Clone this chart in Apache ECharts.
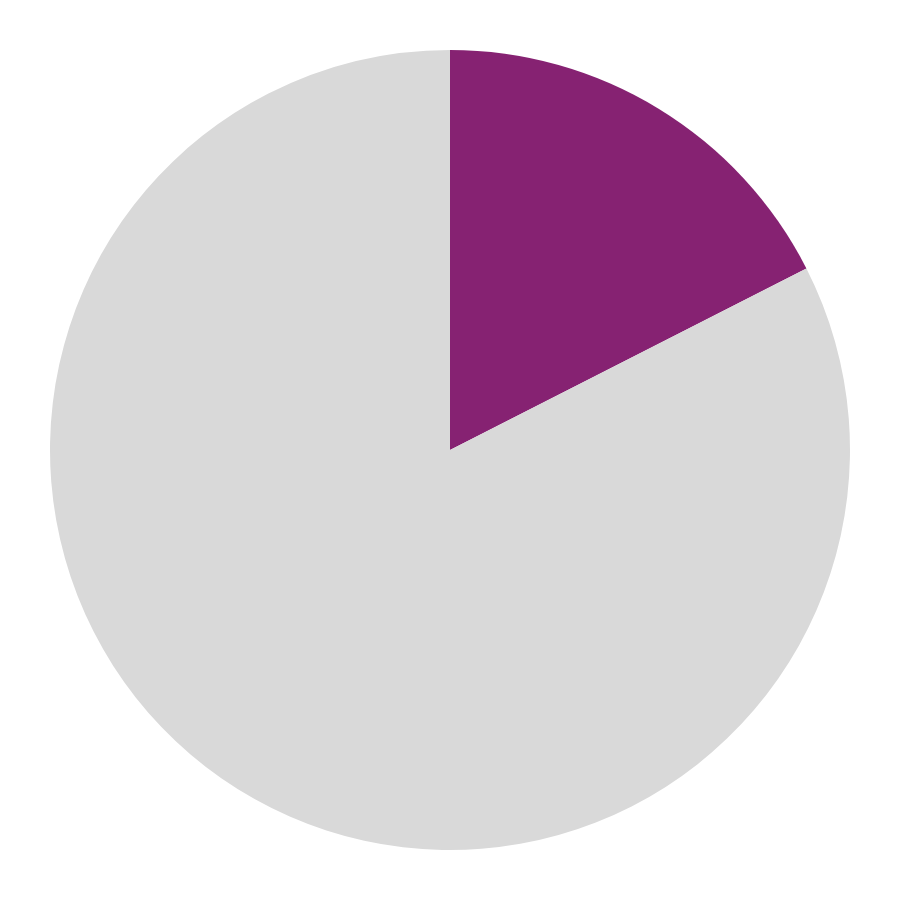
<!DOCTYPE html>
<html>
<head>
<meta charset="utf-8">
<script src="https://cdn.jsdelivr.net/npm/echarts@6/dist/echarts.min.js"></script>
<style>html,body{margin:0;padding:0;background:#fff}#c{width:900px;height:900px}</style>
</head>
<body>
<div id="c"></div>
<script>
var categories = ['Share', 'Rest'];
var values = [17.5, 82.5];
var colors = ['#862272', '#d9d9d9'];
var chart = echarts.init(document.getElementById('c'), null, {renderer: 'canvas'});
chart.setOption({
  animation: false,
  series: [{
    type: 'pie',
    center: [450, 450],
    radius: [0, 400],
    startAngle: 90,
    clockwise: true,
    label: {show: false},
    labelLine: {show: false},
    emphasis: {disabled: true},
    itemStyle: {borderWidth: 0},
    data: categories.map(function (c, i) { return {name: c, value: values[i], itemStyle: {color: colors[i]}}; })
  }]
});
</script>
</body>
</html>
--
Quote the listing above in full, except for the pictures.

Clone this chart in Apache ECharts.
<!DOCTYPE html>
<html>
<head>
<meta charset="utf-8">
<script src="https://cdn.jsdelivr.net/npm/echarts@6/dist/echarts.min.js"></script>
<style>html,body{margin:0;padding:0;background:#fff}#c{width:900px;height:900px}</style>
</head>
<body>
<div id="c"></div>
<script>
var categories = ['Share', 'Rest'];
var values = [17.5, 82.5];
var colors = ['#862272', '#d9d9d9'];
var chart = echarts.init(document.getElementById('c'), null, {renderer: 'canvas'});
chart.setOption({
  animation: false,
  series: [{
    type: 'pie',
    center: [450, 450],
    radius: [0, 400],
    startAngle: 90,
    clockwise: true,
    label: {show: false},
    labelLine: {show: false},
    emphasis: {disabled: true},
    itemStyle: {borderWidth: 0},
    data: categories.map(function (c, i) { return {name: c, value: values[i], itemStyle: {color: colors[i]}}; })
  }]
});
</script>
</body>
</html>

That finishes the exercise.